→ **YOUR INSTRUCTIONS**
Among the entries below, copy only the span from the line containing "Output the web" through the line containing "sinInulina, sinMucilago, sinMucInulina];". Do so exactly, and skip the pictures.

→ **PROVIDED RECORDS**

%%

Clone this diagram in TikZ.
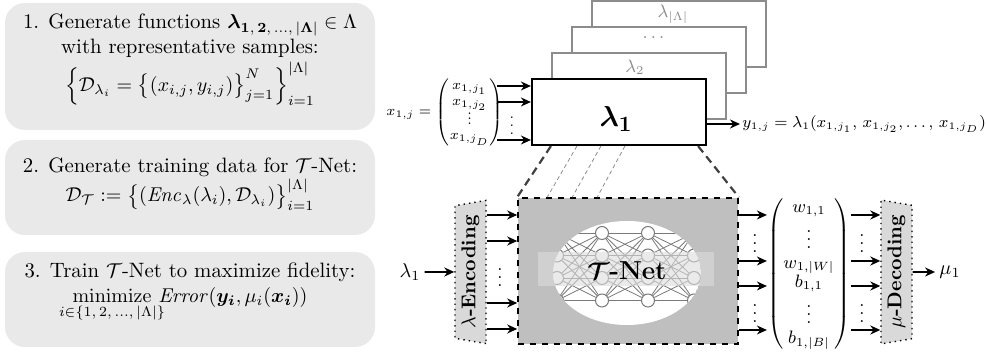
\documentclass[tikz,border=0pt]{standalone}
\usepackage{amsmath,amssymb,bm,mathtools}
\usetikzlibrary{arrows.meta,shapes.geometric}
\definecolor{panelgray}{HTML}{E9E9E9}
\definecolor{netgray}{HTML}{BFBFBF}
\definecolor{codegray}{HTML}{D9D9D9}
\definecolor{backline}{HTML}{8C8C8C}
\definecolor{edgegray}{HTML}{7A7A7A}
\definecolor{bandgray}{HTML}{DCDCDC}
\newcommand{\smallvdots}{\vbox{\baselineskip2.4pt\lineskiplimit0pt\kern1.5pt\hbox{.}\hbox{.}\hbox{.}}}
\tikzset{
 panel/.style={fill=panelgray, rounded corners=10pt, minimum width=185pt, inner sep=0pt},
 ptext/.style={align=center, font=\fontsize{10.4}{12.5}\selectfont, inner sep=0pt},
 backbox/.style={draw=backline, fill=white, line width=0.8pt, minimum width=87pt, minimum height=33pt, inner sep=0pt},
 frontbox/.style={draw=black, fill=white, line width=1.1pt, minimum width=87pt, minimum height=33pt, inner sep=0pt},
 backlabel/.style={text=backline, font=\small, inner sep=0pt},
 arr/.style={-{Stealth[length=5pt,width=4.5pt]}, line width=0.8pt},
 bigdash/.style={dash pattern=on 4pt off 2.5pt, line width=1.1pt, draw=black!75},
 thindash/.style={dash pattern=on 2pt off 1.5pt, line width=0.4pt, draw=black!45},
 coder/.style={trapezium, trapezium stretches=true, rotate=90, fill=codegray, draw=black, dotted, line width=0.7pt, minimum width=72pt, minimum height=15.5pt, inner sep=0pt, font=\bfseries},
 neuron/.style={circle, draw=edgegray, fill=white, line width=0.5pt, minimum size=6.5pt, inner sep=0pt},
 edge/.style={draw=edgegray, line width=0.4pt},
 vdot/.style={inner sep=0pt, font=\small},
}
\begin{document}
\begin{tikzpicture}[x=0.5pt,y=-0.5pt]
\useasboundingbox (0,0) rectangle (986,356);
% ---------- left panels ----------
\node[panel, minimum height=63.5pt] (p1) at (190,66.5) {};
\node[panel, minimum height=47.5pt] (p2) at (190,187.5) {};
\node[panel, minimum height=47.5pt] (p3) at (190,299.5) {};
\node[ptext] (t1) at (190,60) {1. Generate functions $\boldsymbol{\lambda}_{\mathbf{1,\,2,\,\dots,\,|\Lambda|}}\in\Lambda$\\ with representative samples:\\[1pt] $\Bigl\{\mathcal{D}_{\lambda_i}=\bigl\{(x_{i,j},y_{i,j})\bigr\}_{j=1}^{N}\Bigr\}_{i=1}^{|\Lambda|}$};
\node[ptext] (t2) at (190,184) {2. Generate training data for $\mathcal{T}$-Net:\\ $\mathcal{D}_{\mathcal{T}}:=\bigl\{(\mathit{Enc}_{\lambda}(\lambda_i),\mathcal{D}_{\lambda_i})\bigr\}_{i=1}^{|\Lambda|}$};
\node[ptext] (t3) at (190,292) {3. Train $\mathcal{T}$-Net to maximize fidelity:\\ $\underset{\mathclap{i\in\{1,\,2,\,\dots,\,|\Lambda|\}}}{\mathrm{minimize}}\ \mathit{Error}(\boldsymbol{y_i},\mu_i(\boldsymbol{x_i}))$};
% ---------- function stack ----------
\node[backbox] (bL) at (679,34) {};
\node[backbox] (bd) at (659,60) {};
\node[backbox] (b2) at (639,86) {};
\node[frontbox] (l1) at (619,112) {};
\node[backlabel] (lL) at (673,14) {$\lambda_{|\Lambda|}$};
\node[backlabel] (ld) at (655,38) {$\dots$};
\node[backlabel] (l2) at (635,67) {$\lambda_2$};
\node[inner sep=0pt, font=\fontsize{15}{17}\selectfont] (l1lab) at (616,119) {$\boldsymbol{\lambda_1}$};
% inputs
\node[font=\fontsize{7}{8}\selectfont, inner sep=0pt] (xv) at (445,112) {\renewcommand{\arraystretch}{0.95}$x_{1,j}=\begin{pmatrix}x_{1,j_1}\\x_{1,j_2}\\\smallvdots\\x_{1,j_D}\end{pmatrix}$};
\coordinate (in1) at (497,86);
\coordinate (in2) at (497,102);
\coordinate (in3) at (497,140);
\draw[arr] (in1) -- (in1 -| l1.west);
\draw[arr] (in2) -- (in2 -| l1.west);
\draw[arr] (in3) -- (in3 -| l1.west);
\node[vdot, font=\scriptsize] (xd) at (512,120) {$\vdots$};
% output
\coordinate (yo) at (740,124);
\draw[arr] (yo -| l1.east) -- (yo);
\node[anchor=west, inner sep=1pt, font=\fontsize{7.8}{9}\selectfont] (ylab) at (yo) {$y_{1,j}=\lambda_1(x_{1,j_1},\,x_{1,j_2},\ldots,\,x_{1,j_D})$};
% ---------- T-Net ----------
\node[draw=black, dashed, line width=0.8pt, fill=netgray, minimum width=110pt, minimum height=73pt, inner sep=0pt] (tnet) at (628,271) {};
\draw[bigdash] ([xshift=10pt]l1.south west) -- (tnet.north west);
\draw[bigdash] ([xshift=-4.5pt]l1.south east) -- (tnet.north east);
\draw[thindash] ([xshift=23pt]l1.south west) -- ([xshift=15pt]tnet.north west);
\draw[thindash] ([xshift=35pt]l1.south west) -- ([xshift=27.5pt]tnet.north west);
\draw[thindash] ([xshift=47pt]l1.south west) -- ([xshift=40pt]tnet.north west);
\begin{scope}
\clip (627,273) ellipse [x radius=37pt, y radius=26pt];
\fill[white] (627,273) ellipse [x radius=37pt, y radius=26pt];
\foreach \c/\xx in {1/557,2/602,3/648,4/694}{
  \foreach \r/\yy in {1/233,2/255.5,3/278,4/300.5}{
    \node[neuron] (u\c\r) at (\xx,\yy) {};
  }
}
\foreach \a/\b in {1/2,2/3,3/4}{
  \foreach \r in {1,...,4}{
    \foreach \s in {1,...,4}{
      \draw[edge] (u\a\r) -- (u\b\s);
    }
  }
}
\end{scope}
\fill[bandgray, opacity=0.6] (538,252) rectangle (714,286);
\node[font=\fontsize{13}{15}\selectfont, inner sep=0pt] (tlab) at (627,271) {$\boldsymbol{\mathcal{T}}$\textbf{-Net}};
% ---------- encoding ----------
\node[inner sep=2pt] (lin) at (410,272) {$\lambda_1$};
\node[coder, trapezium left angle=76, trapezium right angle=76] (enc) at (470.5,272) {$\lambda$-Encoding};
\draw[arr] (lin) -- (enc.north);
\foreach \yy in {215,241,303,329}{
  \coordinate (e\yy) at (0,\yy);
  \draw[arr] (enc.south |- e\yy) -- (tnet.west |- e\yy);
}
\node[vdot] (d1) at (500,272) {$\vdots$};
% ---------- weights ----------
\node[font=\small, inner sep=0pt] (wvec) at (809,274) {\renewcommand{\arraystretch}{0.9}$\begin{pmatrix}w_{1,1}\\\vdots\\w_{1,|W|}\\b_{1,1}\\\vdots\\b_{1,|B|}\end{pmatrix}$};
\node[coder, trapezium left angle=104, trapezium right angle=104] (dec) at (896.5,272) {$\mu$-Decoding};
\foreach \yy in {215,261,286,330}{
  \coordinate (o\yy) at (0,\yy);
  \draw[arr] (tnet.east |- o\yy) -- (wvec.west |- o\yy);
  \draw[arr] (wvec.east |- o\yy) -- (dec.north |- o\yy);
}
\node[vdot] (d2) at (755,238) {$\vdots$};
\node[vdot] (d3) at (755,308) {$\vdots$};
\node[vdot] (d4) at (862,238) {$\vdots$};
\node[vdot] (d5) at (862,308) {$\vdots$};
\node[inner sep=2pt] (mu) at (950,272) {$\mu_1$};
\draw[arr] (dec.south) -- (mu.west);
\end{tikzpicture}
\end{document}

%%
%%

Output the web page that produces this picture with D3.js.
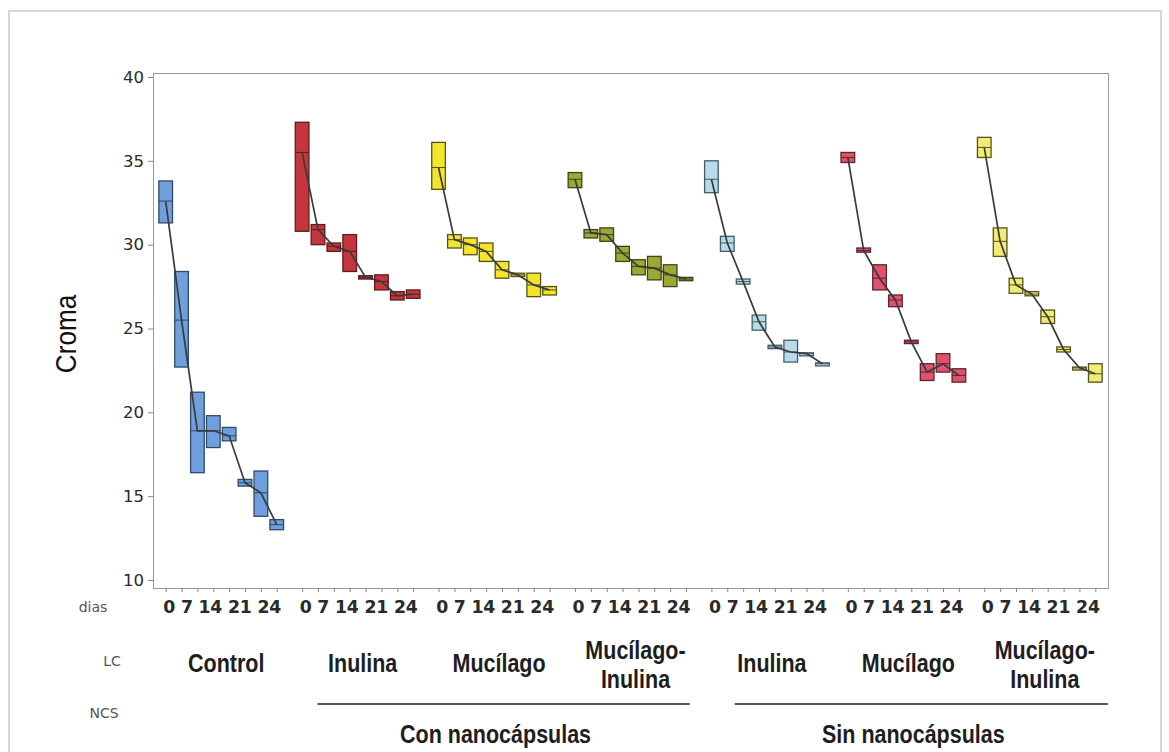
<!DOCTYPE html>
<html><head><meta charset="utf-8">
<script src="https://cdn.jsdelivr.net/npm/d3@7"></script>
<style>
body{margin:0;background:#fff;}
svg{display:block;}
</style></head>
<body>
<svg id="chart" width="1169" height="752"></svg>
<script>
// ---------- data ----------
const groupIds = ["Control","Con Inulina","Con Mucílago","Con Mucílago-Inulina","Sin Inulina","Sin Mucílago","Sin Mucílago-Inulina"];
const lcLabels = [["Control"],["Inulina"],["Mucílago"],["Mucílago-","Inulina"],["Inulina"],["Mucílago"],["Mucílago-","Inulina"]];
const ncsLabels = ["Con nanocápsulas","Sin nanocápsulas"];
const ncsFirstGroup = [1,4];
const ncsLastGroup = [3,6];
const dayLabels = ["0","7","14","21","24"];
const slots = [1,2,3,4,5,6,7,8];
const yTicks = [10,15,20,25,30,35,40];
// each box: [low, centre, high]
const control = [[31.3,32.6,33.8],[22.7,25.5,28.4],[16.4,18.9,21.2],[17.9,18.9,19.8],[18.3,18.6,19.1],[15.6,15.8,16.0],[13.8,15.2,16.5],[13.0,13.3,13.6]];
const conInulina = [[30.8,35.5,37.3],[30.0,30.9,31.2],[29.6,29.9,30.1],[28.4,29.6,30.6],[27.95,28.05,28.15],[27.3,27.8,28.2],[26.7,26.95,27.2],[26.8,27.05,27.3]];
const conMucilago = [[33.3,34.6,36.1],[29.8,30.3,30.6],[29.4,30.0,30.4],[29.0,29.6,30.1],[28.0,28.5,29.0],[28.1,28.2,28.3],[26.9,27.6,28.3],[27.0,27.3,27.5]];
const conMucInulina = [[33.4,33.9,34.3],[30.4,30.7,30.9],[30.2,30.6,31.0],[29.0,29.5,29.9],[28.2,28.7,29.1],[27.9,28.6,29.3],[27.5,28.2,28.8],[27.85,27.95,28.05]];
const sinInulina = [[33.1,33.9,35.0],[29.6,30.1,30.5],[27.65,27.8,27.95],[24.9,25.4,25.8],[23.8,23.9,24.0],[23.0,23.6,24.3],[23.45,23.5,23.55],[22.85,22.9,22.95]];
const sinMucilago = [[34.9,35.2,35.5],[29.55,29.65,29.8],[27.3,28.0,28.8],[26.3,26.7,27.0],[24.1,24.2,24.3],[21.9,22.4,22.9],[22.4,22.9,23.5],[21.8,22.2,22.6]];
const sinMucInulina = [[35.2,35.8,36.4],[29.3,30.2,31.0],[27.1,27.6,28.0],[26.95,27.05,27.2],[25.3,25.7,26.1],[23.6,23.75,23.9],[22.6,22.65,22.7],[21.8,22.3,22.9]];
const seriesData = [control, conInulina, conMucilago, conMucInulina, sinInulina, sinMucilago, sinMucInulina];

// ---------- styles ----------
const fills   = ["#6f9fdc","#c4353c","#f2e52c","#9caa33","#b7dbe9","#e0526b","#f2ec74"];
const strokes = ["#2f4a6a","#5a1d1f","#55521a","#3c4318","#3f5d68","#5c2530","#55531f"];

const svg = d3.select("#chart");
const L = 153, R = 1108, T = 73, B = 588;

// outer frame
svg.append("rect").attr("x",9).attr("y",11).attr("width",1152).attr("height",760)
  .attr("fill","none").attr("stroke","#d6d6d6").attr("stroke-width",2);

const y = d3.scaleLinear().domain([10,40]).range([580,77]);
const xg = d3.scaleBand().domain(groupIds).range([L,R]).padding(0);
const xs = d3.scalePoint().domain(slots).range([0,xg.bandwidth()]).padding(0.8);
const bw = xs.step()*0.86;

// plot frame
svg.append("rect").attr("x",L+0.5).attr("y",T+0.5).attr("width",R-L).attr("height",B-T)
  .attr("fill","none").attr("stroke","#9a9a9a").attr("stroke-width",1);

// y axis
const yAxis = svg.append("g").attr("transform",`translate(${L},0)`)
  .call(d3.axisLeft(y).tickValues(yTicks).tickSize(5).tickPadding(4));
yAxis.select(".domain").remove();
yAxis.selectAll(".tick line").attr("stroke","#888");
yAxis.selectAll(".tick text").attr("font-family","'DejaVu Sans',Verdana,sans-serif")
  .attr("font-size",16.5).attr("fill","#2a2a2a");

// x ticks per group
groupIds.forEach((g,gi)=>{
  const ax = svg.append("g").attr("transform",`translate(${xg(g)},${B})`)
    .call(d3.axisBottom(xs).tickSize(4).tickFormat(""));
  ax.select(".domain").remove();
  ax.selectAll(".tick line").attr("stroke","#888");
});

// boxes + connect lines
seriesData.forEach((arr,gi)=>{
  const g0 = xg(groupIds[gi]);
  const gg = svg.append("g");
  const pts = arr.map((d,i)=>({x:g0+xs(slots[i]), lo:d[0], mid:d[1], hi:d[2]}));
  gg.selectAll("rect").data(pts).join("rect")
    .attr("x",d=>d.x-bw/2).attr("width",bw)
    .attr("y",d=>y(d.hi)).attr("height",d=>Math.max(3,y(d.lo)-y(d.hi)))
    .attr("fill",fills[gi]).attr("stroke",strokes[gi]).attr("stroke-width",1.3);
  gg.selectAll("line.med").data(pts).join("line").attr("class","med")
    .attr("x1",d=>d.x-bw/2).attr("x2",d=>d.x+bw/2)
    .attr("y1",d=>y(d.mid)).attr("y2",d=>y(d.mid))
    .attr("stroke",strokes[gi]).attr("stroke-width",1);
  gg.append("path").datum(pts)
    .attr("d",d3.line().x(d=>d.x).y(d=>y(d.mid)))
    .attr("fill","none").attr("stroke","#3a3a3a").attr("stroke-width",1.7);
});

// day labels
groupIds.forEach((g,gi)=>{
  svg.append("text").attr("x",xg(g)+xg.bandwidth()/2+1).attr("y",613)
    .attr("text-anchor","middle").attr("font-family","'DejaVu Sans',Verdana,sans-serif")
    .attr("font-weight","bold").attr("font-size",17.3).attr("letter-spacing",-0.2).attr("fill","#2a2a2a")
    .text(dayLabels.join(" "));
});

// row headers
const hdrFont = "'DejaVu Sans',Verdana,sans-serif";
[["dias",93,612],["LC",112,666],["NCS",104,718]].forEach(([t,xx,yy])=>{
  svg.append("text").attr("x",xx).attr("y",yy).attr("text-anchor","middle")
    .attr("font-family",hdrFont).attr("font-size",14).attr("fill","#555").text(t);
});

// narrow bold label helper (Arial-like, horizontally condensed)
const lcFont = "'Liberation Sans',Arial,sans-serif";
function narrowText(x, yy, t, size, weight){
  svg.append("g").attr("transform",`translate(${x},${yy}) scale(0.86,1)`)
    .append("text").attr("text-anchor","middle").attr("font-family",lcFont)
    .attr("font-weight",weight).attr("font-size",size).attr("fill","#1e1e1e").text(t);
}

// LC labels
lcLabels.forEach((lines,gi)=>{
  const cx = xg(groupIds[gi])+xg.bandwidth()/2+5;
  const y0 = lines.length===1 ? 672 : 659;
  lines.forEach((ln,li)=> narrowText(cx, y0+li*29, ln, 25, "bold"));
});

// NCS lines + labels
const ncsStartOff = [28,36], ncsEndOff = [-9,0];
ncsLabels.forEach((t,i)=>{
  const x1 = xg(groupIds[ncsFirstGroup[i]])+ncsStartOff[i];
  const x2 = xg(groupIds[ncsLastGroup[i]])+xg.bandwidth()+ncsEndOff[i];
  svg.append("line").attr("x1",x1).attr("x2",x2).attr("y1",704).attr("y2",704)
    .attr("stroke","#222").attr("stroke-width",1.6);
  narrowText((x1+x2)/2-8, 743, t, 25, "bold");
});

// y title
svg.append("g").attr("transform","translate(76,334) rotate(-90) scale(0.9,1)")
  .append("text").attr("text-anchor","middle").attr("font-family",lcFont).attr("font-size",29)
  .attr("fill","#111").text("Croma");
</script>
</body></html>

%%

→ **FULL ANSWER**
Output the web page that produces this picture with D3.js.
<!DOCTYPE html>
<html><head><meta charset="utf-8">
<script src="https://cdn.jsdelivr.net/npm/d3@7"></script>
<style>
body{margin:0;background:#fff;}
svg{display:block;}
</style></head>
<body>
<svg id="chart" width="1169" height="752"></svg>
<script>
// ---------- data ----------
const groupIds = ["Control","Con Inulina","Con Mucílago","Con Mucílago-Inulina","Sin Inulina","Sin Mucílago","Sin Mucílago-Inulina"];
const lcLabels = [["Control"],["Inulina"],["Mucílago"],["Mucílago-","Inulina"],["Inulina"],["Mucílago"],["Mucílago-","Inulina"]];
const ncsLabels = ["Con nanocápsulas","Sin nanocápsulas"];
const ncsFirstGroup = [1,4];
const ncsLastGroup = [3,6];
const dayLabels = ["0","7","14","21","24"];
const slots = [1,2,3,4,5,6,7,8];
const yTicks = [10,15,20,25,30,35,40];
// each box: [low, centre, high]
const control = [[31.3,32.6,33.8],[22.7,25.5,28.4],[16.4,18.9,21.2],[17.9,18.9,19.8],[18.3,18.6,19.1],[15.6,15.8,16.0],[13.8,15.2,16.5],[13.0,13.3,13.6]];
const conInulina = [[30.8,35.5,37.3],[30.0,30.9,31.2],[29.6,29.9,30.1],[28.4,29.6,30.6],[27.95,28.05,28.15],[27.3,27.8,28.2],[26.7,26.95,27.2],[26.8,27.05,27.3]];
const conMucilago = [[33.3,34.6,36.1],[29.8,30.3,30.6],[29.4,30.0,30.4],[29.0,29.6,30.1],[28.0,28.5,29.0],[28.1,28.2,28.3],[26.9,27.6,28.3],[27.0,27.3,27.5]];
const conMucInulina = [[33.4,33.9,34.3],[30.4,30.7,30.9],[30.2,30.6,31.0],[29.0,29.5,29.9],[28.2,28.7,29.1],[27.9,28.6,29.3],[27.5,28.2,28.8],[27.85,27.95,28.05]];
const sinInulina = [[33.1,33.9,35.0],[29.6,30.1,30.5],[27.65,27.8,27.95],[24.9,25.4,25.8],[23.8,23.9,24.0],[23.0,23.6,24.3],[23.45,23.5,23.55],[22.85,22.9,22.95]];
const sinMucilago = [[34.9,35.2,35.5],[29.55,29.65,29.8],[27.3,28.0,28.8],[26.3,26.7,27.0],[24.1,24.2,24.3],[21.9,22.4,22.9],[22.4,22.9,23.5],[21.8,22.2,22.6]];
const sinMucInulina = [[35.2,35.8,36.4],[29.3,30.2,31.0],[27.1,27.6,28.0],[26.95,27.05,27.2],[25.3,25.7,26.1],[23.6,23.75,23.9],[22.6,22.65,22.7],[21.8,22.3,22.9]];
const seriesData = [control, conInulina, conMucilago, conMucInulina, sinInulina, sinMucilago, sinMucInulina];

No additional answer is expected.